Paul Townend back in action at Fairyhouse Easter festival and eyeing Grade One prizes on Sunday

Both The Big Westerner and Sixandahalf hoping to right some Cheltenham wrongs in Honeysuckle Hurdle

I Am Maximus, ridden by Paul Townend, during the Aintree Grand National in April. Townend has sat out the last two weeks since that race. Photograph: Mike Egerton/PA.
I Am Maximus, ridden by Paul Townend, during the Aintree Grand National in April. Townend has sat out the last two weeks since that race.
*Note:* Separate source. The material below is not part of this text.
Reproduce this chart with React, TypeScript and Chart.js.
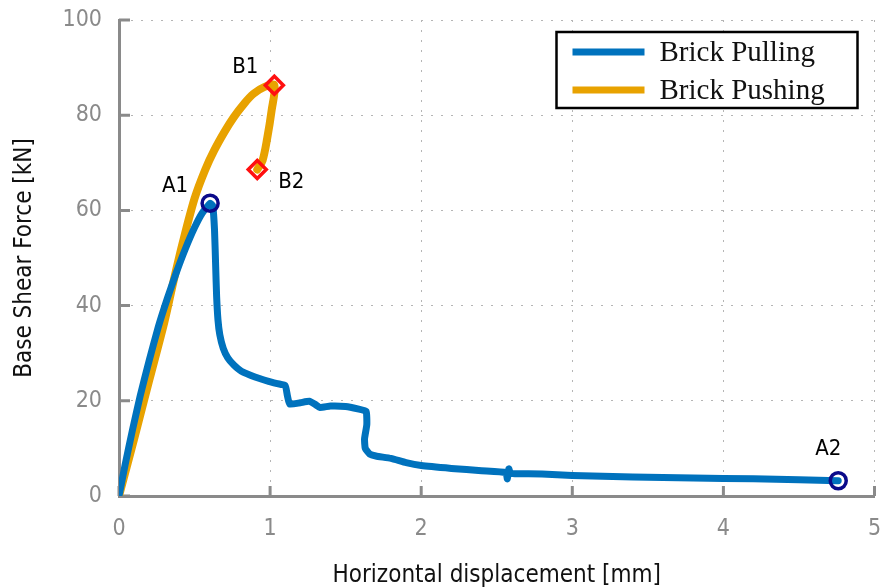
import React, { useEffect, useRef } from "react";
import { Chart, registerables } from "chart.js";

Chart.register(...registerables);

// ---- data ----
const pullingX = [0, 0.04, 0.09, 0.14, 0.2, 0.26, 0.32, 0.38, 0.44, 0.5, 0.55, 0.603, 0.62, 0.632, 0.64, 0.646, 0.655, 0.667, 0.69, 0.72, 0.76, 0.81, 0.9, 0.99, 1.05, 1.1, 1.115, 1.13, 1.2, 1.26, 1.3, 1.33, 1.4, 1.5, 1.58, 1.635, 1.64, 1.625, 1.63, 1.66, 1.7, 1.8, 1.9, 2.0, 2.2, 2.4, 2.56, 2.57, 2.58, 2.59, 2.62, 2.8, 3.0, 3.4, 3.8, 4.2, 4.5, 4.76];
const pullingY = [0, 6.5, 14, 21, 28.5, 35.5, 41.5, 47, 52, 56.4, 59.4, 61.5, 61, 56, 48, 42, 37, 33.9, 31, 29, 27.5, 26.2, 25, 24.1, 23.6, 23.2, 21, 19.3, 19.6, 19.9, 19.2, 18.6, 18.9, 18.8, 18.3, 17.8, 15, 12, 10, 8.8, 8.4, 7.9, 7.0, 6.4, 5.8, 5.3, 4.9, 3.6, 5.7, 4.8, 4.7, 4.6, 4.3, 4.0, 3.8, 3.6, 3.4, 3.2];

const pushingX = [0, 0.1, 0.2, 0.3, 0.36, 0.42, 0.5, 0.57, 0.63, 0.7, 0.76, 0.83, 0.89, 0.96, 1.028, 1.01, 0.98, 0.95, 0.915];
const pushingY = [0, 12, 24.3, 36.5, 45, 53, 62.5, 68.5, 72.6, 76.6, 79.6, 82.5, 84.5, 85.9, 86.3, 81, 75, 70.5, 68.6];

const pointsALabels = ["A1", "A2"];
const pointsAX = [0.603, 4.76];
const pointsAY = [61.5, 3.2];

const pointsBLabels = ["B1", "B2"];
const pointsBX = [1.028, 0.915];
const pointsBY = [86.3, 68.6];

const seriesLabels = ["Brick Pulling", "Brick Pushing"];
const xTicksMin = 0;
const xTicksMax = 5;
const yTicksMin = 0;
const yTicksMax = 100;

// ---- styles ----
const BLUE = "#0072BD";
const ORANGE = "#E8A200";
const AXIS_GRAY = "#8a8a8a";
const SANS = "'DejaVu Sans Condensed', 'DejaVu Sans', sans-serif";

const labelOffsets: Record<string, [number, number]> = {
  A1: [-35, -17],
  A2: [-10, -31],
  B1: [-29, -18],
  B2: [34, 13],
};

const zip = (xs: number[], ys: number[]) => xs.map((x, i) => ({ x, y: ys[i] }));

const inwardTicks = {
  id: "inwardTicks",
  beforeDatasetsDraw(chart: any) {
    const { ctx, chartArea, scales } = chart;
    ctx.save();
    ctx.strokeStyle = AXIS_GRAY;
    ctx.lineWidth = 3;
    ctx.beginPath();
    scales.x.ticks.forEach((t: any) => {
      const px = scales.x.getPixelForValue(t.value);
      ctx.moveTo(px, chartArea.bottom);
      ctx.lineTo(px, chartArea.bottom - 10);
    });
    scales.y.ticks.forEach((t: any) => {
      const py = scales.y.getPixelForValue(t.value);
      ctx.moveTo(chartArea.left, py);
      ctx.lineTo(chartArea.left + 11, py);
    });
    ctx.stroke();
    ctx.restore();
  },
};

const pointLabels = {
  id: "pointLabels",
  afterDatasetsDraw(chart: any) {
    const { ctx, scales } = chart;
    ctx.save();
    ctx.fillStyle = "#000";
    ctx.font = `22px ${SANS}`;
    ctx.textAlign = "center";
    ctx.textBaseline = "middle";
    const draw = (labels: string[], xs: number[], ys: number[]) => {
      labels.forEach((l, i) => {
        const px = scales.x.getPixelForValue(xs[i]);
        const py = scales.y.getPixelForValue(ys[i]);
        const [dx, dy] = labelOffsets[l] || [0, 0];
        ctx.fillText(l, px + dx, py + dy);
      });
    };
    draw(pointsALabels, pointsAX, pointsAY);
    draw(pointsBLabels, pointsBX, pointsBY);
    ctx.restore();
  },
};

const boxLegend = {
  id: "boxLegend",
  afterDraw(chart: any) {
    const { ctx, chartArea } = chart;
    const right = chartArea.right - 17;
    const left = right - 301;
    const top = chartArea.top + 12;
    const h = 76;
    ctx.save();
    ctx.fillStyle = "#fff";
    ctx.fillRect(left, top, right - left, h);
    ctx.strokeStyle = "#000";
    ctx.lineWidth = 2.5;
    ctx.strokeRect(left, top, right - left, h);
    const colors = [BLUE, ORANGE];
    ctx.font = "29px 'Liberation Serif', 'Times New Roman', serif";
    ctx.textBaseline = "middle";
    ctx.textAlign = "left";
    seriesLabels.forEach((lab, i) => {
      const y = top + 20 + i * 38;
      ctx.strokeStyle = colors[i];
      ctx.lineWidth = 7;
      ctx.beginPath();
      ctx.moveTo(left + 16, y);
      ctx.lineTo(left + 88, y);
      ctx.stroke();
      ctx.fillStyle = "#111";
      ctx.fillText(lab, left + 103, y + 1);
    });
    ctx.restore();
  },
};

export default function App() {
  const ref = useRef<HTMLCanvasElement | null>(null);
  useEffect(() => {
    if (!ref.current) return;
    const chart = new Chart(ref.current, {
      type: "scatter",
      data: {
        datasets: [
          {
            label: "A",
            data: zip(pointsAX, pointsAY),
            showLine: false,
            pointStyle: "circle",
            pointRadius: 8,
            pointBorderWidth: 3.5,
            pointBorderColor: "#0a0a8a",
            pointBackgroundColor: "rgba(0,0,0,0)",
          },
          {
            label: "B",
            data: zip(pointsBX, pointsBY),
            showLine: false,
            pointStyle: "rectRot",
            pointRadius: 9,
            pointBorderWidth: 3.5,
            pointBorderColor: "#ff1010",
            pointBackgroundColor: "rgba(0,0,0,0)",
          },
          {
            label: seriesLabels[0],
            data: zip(pullingX, pullingY),
            showLine: true,
            borderColor: BLUE,
            borderWidth: 7,
            pointRadius: 0,
            tension: 0.15,
            borderCapStyle: "round",
            borderJoinStyle: "round",
          },
          {
            label: seriesLabels[1],
            data: zip(pushingX, pushingY),
            showLine: true,
            borderColor: ORANGE,
            borderWidth: 8,
            pointRadius: 0,
            tension: 0.3,
            borderCapStyle: "round",
            borderJoinStyle: "round",
          },
        ],
      },
      options: {
        animation: false,
        responsive: false,
        layout: { padding: { top: 20, right: 7, left: 0, bottom: 0 } },
        plugins: {
          legend: { display: false },
          tooltip: { enabled: false },
        },
        scales: {
          x: {
            type: "linear",
            min: xTicksMin,
            max: xTicksMax,
            ticks: {
              stepSize: 1,
              color: AXIS_GRAY,
              font: { family: SANS, size: 23 },
              padding: 1,
            },
            grid: {
              color: "#b5b5b5",
              lineWidth: 1,
              drawTicks: true,
              tickLength: 18,
              tickColor: "rgba(0,0,0,0)",
            },
            border: { display: true, color: AXIS_GRAY, width: 3, dash: [2, 8] },
            title: {
              display: true,
              text: "Horizontal displacement [mm]",
              color: "#111",
              font: { family: SANS, size: 24 },
              padding: { top: 0, bottom: -3 },
            },
            afterFit: (s: any) => {
              s.height = 91;
            },
          },
          y: {
            type: "linear",
            min: yTicksMin,
            max: yTicksMax,
            ticks: {
              stepSize: 20,
              color: AXIS_GRAY,
              font: { family: SANS, size: 23 },
              padding: 1,
            },
            grid: {
              color: "#b5b5b5",
              lineWidth: 1,
              drawTicks: true,
              tickLength: 16,
              tickColor: "rgba(0,0,0,0)",
            },
            border: { display: true, color: AXIS_GRAY, width: 3, dash: [2, 8] },
            title: {
              display: true,
              text: "Base Shear Force [kN]",
              color: "#111",
              font: { family: SANS, size: 24 },
              padding: { top: 10, bottom: 0 },
            },
            afterFit: (s: any) => {
              s.width = 119;
            },
          },
        },
      },
      plugins: [inwardTicks, pointLabels, boxLegend],
    } as any);
    return () => chart.destroy();
  }, []);
  return (
    <div
      style={{
        position: "fixed",
        left: 0,
        top: 0,
        width: 880,
        height: 587,
        overflow: "hidden",
        background: "#fff",
      }}
    >
      <canvas ref={ref} width={887} height={587} style={{ display: "block" }} />
    </div>
  );
}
Photograph: Mike Egerton/PA.

Paul Townend returns to festival action for the Fairyhouse Easter dates which include a pair of Grade One features on Sunday.

Townend has sat out the last two weeks, including last weekend’s Scottish National at Ayr, since finishing runner-up on I Am Maximus in the Aintree Grand National.

The 34-year-old resumes on 100 winners for the current Irish season and is assured of a seventh jockeys’ championship when the campaign ends at Punchestown in a fortnight.

Kalix Delabarriere could prove a blot on Saturday’s €100,000 Rybo Handicap Hurdle, off a mark of 125, while Fishery Lane is a significant pick by the champion jockey-elect in the preceding contest.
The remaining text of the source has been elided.